Isabel Hardman Isabel Hardman

There’s a much bigger crisis in the NHS than the winter pressures

Whose fault is the current NHS crisis? Today Jeremy Hunt apologised to patients whose operations have been cancelled as a result of serious pressures on hospitals. There are ‘major incidents’ at 16 hospital trusts, and the Royal College of Emergency Medicine is warning that patients who do end up in crowded and chaotic emergency departments ‘are much more likely to have a poorer outcome and even die as a result of their experience’.

The Health Secretary said the current situation was ‘absolutely not what I want’, while Theresa May argued that ‘the NHS has been better prepared for this winter than ever before’.

The government has not met Simon Stevens’ full demands for additional funding for the NHS, and emergency departments say they are in fact the worst prepared they’ve ever been for the winter. But it isn’t quite fair to say that this is all the fault of the people who’ve been making political decisions over the past few months.

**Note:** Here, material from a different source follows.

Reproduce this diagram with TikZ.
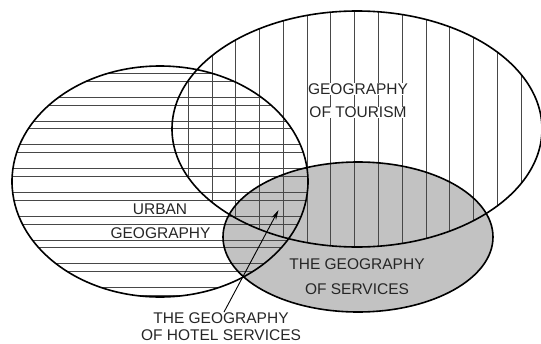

The fault really lies with politicians from across the spectrum who have repeatedly shied away from levelling with the public about the choices facing not just the NHS but also the social care system. It is in fact preferable to have a winter A&E crisis than to tell voters that either they will need to pay much higher taxes to continue funding the current level of provision from a health service that was not designed to deal with the complexities of an ageing population and the obesity crisis, or that some of the free-at-the-point-of-access provision has to end.

There is no chance that any party will attempt to say either when they fear their opponents will use it as a political football, which is why despite repeated calls from Norman Lamb, Sarah Wollaston and Liz Kendall for cross-party work on the future of the health and social care systems, no-one is doing anything. If the past decade has taught politicians anything, it is that it’s best to hope that someone else will deal with the real NHS crisis.